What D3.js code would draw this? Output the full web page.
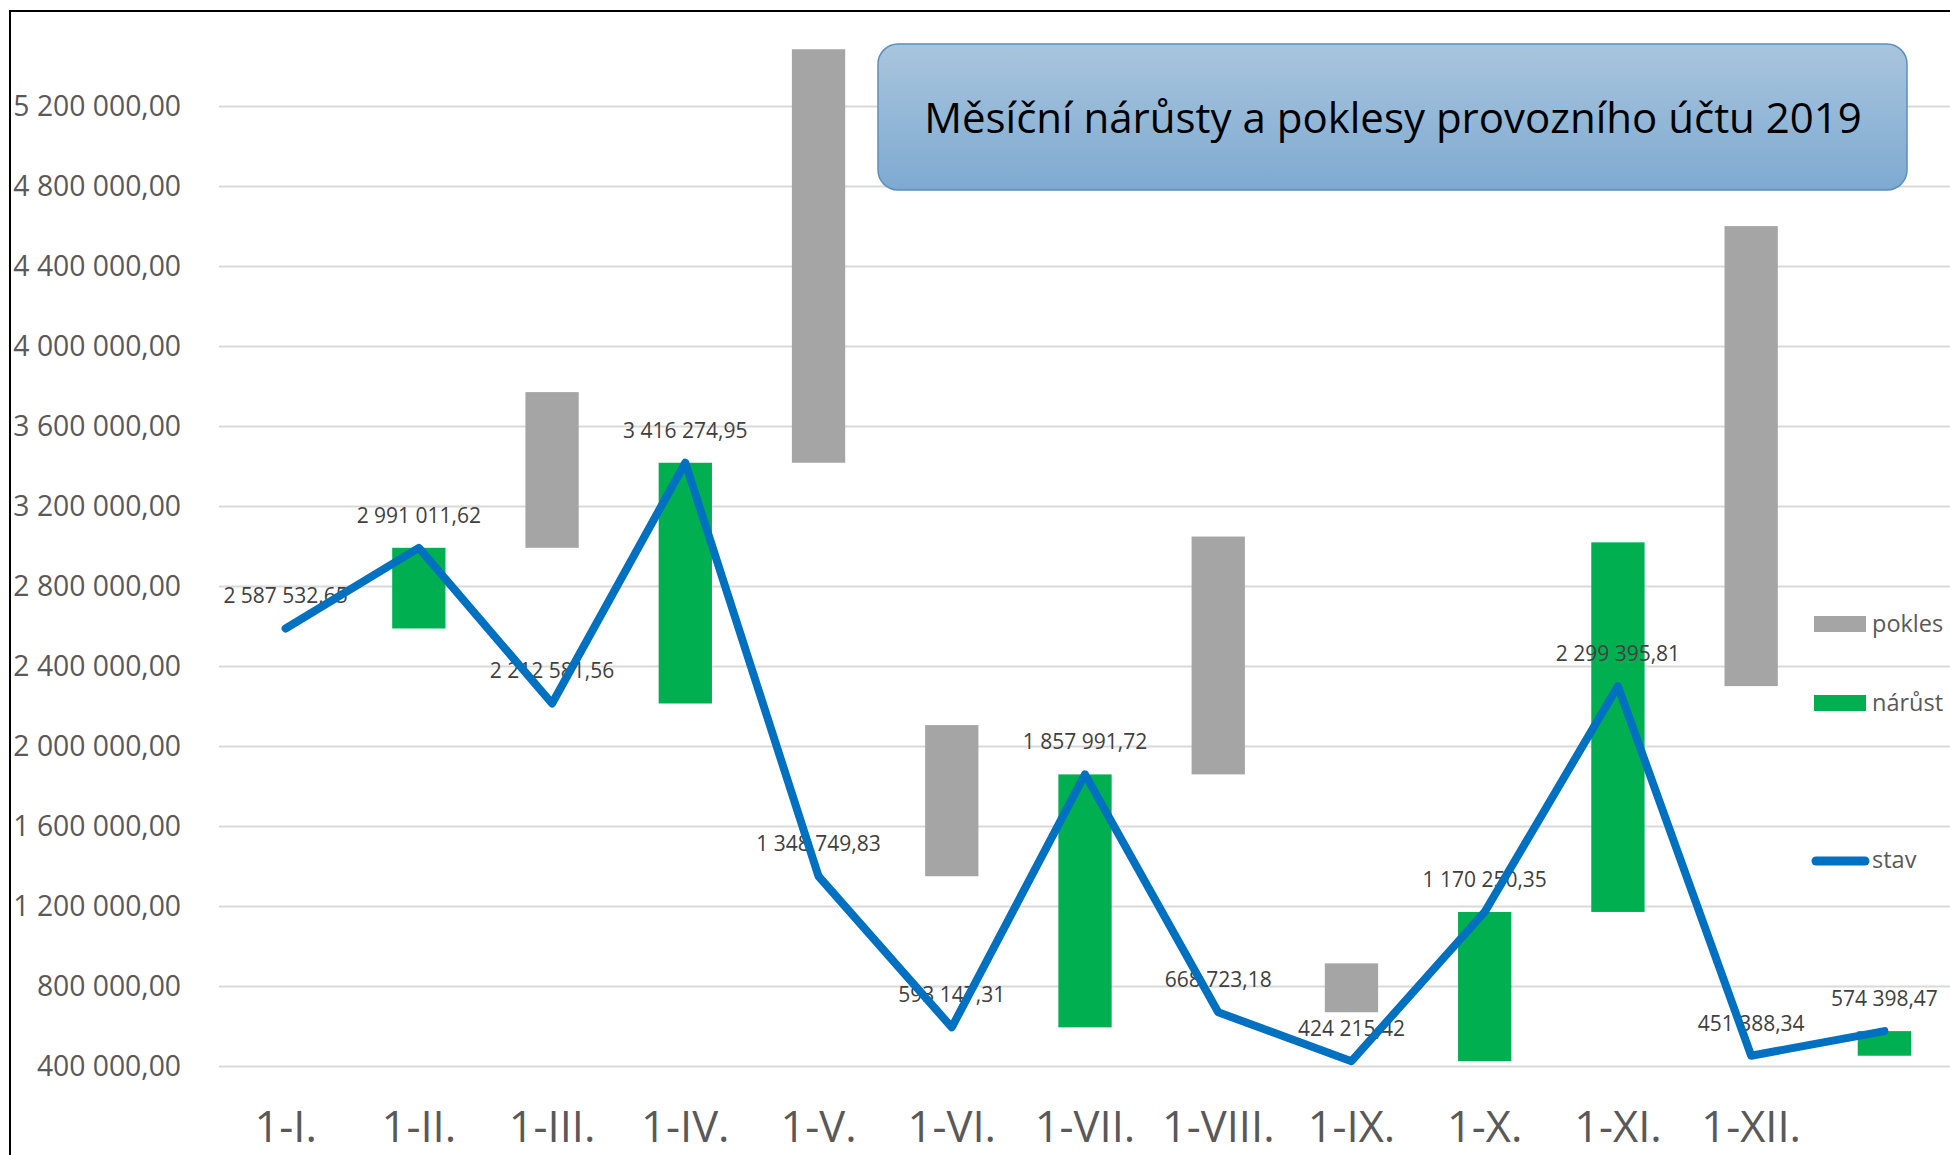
<!DOCTYPE html>
<html>
<head>
<meta charset="utf-8">
<script src="https://cdn.jsdelivr.net/npm/d3@7"></script>
<style>
  html, body { margin: 0; padding: 0; background: #fff; overflow: hidden; }
  svg { display: block; font-family: "Open Sans", sans-serif; }
</style>
</head>
<body>
<svg id="drawing_region"></svg>
<script>
// months (the last slot has no label, only the December closing balance)
const categories = ['1-I.', '1-II.', '1-III.', '1-IV.', '1-V.', '1-VI.', '1-VII.',
    '1-VIII.', '1-IX.', '1-X.', '1-XI.', '1-XII.', ''];
// balance of the account
const stav = [2587532.65, 2991011.62, 2212581.56, 3416274.95, 1348749.83, 593147.31,
    1857991.72, 668723.18, 424215.42, 1170250.35, 2299395.81, 451388.34, 574398.47];
// monthly increase / decrease, stacked on top of the previous balance (as drawn)
const narust = [0, 403478.97, 0, 1203693.39, 0, 0, 1264844.41, 0, 0, 746034.93, 1848007.47, 0, 123010.13];
const pokles = [0, 0, 778430.06, 0, 2067525.12, 755602.52, 0, 1189268.54, 244507.76, 0, 0, 2300000, 0];
const yTicks = [400000, 800000, 1200000, 1600000, 2000000, 2400000, 2800000,
    3200000, 3600000, 4000000, 4400000, 4800000, 5200000];
const title = 'Měsíční nárůsty a poklesy provozního účtu 2019';

const W = 1950, H = 1155;
const cz = d3.formatLocale({ decimal: ',', thousands: ' ', grouping: [3], currency: ['', ''] });
const fmt = cz.format(',.2f');

const svg = d3.select('#drawing_region').attr('width', W).attr('height', H);

const x = d3.scaleBand().domain(categories).range([219, 1951]);
const y = d3.scaleLinear().domain([400000, 5600000]).range([1066, 26]);
const bw = x.bandwidth() * 0.4;
const cx = i => x(categories[i]) + x.bandwidth() / 2;

// chart frame
svg.append('rect')
    .attr('x', 10).attr('y', 11).attr('width', W).attr('height', H)
    .attr('fill', '#fff').attr('stroke', '#000').attr('stroke-width', 2);

// y axis + gridlines
const yaxis = d3.axisLeft(y).tickValues(yTicks).tickFormat(fmt)
    .tickSize(-(1951 - 219)).tickPadding(38);
const yg = svg.append('g').attr('transform', 'translate(219,0)').call(yaxis);
yg.select('.domain').remove();
yg.selectAll('line').attr('stroke', '#d9d9d9').attr('stroke-width', 2);
yg.selectAll('text').attr('fill', '#595959').style('font-size', '28.3px')
    .style('font-family', '"Open Sans", sans-serif');

// x axis
const xaxis = d3.axisBottom(x).tickSize(0).tickPadding(45);
const xg = svg.append('g').attr('transform', 'translate(0,1066)').call(xaxis);
xg.select('.domain').remove();
xg.selectAll('text').attr('fill', '#595959').style('font-size', '43.5px')
    .style('font-family', '"Open Sans", sans-serif');

// bars
const bars = stav.map((d, i) => ({
    i: i,
    base: i > 0 ? stav[i - 1] : 0,
    narust: narust[i],
    pokles: pokles[i]
})).filter(d => d.i > 0);

svg.append('g').selectAll('rect.pokles')
    .data(bars.filter(d => d.pokles > 0))
    .join('rect')
    .attr('class', 'pokles')
    .attr('x', d => cx(d.i) - bw / 2)
    .attr('width', bw)
    .attr('y', d => y(d.base + d.pokles))
    .attr('height', d => y(d.base) - y(d.base + d.pokles))
    .attr('fill', '#a5a5a5');

svg.append('g').selectAll('rect.narust')
    .data(bars.filter(d => d.narust > 0))
    .join('rect')
    .attr('class', 'narust')
    .attr('x', d => cx(d.i) - bw / 2)
    .attr('width', bw)
    .attr('y', d => y(d.base + d.narust))
    .attr('height', d => y(d.base) - y(d.base + d.narust))
    .attr('fill', '#00b050');

// data labels
svg.append('g').selectAll('text')
    .data(stav)
    .join('text')
    .attr('x', (d, i) => cx(i))
    .attr('y', d => y(d) - 25)
    .attr('text-anchor', 'middle')
    .attr('fill', '#404040')
    .style('font-size', '21px')
    .text(d => fmt(d));

// balance line
const line = d3.line().x((d, i) => cx(i)).y(d => y(d));
svg.append('path')
    .datum(stav)
    .attr('d', line)
    .attr('fill', 'none')
    .attr('stroke', '#0070c0')
    .attr('stroke-width', 8)
    .attr('stroke-linejoin', 'round')
    .attr('stroke-linecap', 'round');

// title box
const defs = svg.append('defs');
const grad = defs.append('linearGradient').attr('id', 'tgrad')
    .attr('x1', 0).attr('y1', 0).attr('x2', 0).attr('y2', 1);
grad.append('stop').attr('offset', '0%').attr('stop-color', '#a9c5de');
grad.append('stop').attr('offset', '100%').attr('stop-color', '#7eaad0');

svg.append('rect')
    .attr('x', 878).attr('y', 44).attr('width', 1029).attr('height', 146)
    .attr('rx', 20).attr('ry', 20)
    .attr('fill', 'url(#tgrad)')
    .attr('stroke', '#5b8fbf').attr('stroke-width', 1.5);
svg.append('text')
    .attr('x', 1393).attr('y', 133)
    .attr('text-anchor', 'middle')
    .attr('fill', '#000')
    .style('font-size', '42px')
    .text(title);

// legend
const legend = svg.append('g');
legend.append('rect').attr('x', 1814).attr('y', 616).attr('width', 52).attr('height', 16).attr('fill', '#a5a5a5');
legend.append('text').attr('x', 1872).attr('y', 632).text('pokles');
legend.append('rect').attr('x', 1814).attr('y', 695).attr('width', 52).attr('height', 16).attr('fill', '#00b050');
legend.append('text').attr('x', 1872).attr('y', 711).text('nárůst');
legend.append('line').attr('x1', 1816).attr('x2', 1865).attr('y1', 861).attr('y2', 861)
    .attr('stroke', '#0070c0').attr('stroke-width', 9).attr('stroke-linecap', 'round');
legend.append('text').attr('x', 1872).attr('y', 868).text('stav');
legend.selectAll('text').attr('fill', '#595959').style('font-size', '23.5px');
</script>
</body>
</html>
· · · ·
[Prompt]:
Copy nothing but the lines from the first one in the listing through the line with "d3.select('#drawing_region').attr('width', W).attr('height', H);", and omit the pictures.

[Reply to the task]:
What D3.js code would draw this? Output the full web page.
<!DOCTYPE html>
<html>
<head>
<meta charset="utf-8">
<script src="https://cdn.jsdelivr.net/npm/d3@7"></script>
<style>
  html, body { margin: 0; padding: 0; background: #fff; overflow: hidden; }
  svg { display: block; font-family: "Open Sans", sans-serif; }
</style>
</head>
<body>
<svg id="drawing_region"></svg>
<script>
// months (the last slot has no label, only the December closing balance)
const categories = ['1-I.', '1-II.', '1-III.', '1-IV.', '1-V.', '1-VI.', '1-VII.',
    '1-VIII.', '1-IX.', '1-X.', '1-XI.', '1-XII.', ''];
// balance of the account
const stav = [2587532.65, 2991011.62, 2212581.56, 3416274.95, 1348749.83, 593147.31,
    1857991.72, 668723.18, 424215.42, 1170250.35, 2299395.81, 451388.34, 574398.47];
// monthly increase / decrease, stacked on top of the previous balance (as drawn)
const narust = [0, 403478.97, 0, 1203693.39, 0, 0, 1264844.41, 0, 0, 746034.93, 1848007.47, 0, 123010.13];
const pokles = [0, 0, 778430.06, 0, 2067525.12, 755602.52, 0, 1189268.54, 244507.76, 0, 0, 2300000, 0];
const yTicks = [400000, 800000, 1200000, 1600000, 2000000, 2400000, 2800000,
    3200000, 3600000, 4000000, 4400000, 4800000, 5200000];
const title = 'Měsíční nárůsty a poklesy provozního účtu 2019';

const W = 1950, H = 1155;
const cz = d3.formatLocale({ decimal: ',', thousands: ' ', grouping: [3], currency: ['', ''] });
const fmt = cz.format(',.2f');

const svg = d3.select('#drawing_region').attr('width', W).attr('height', H);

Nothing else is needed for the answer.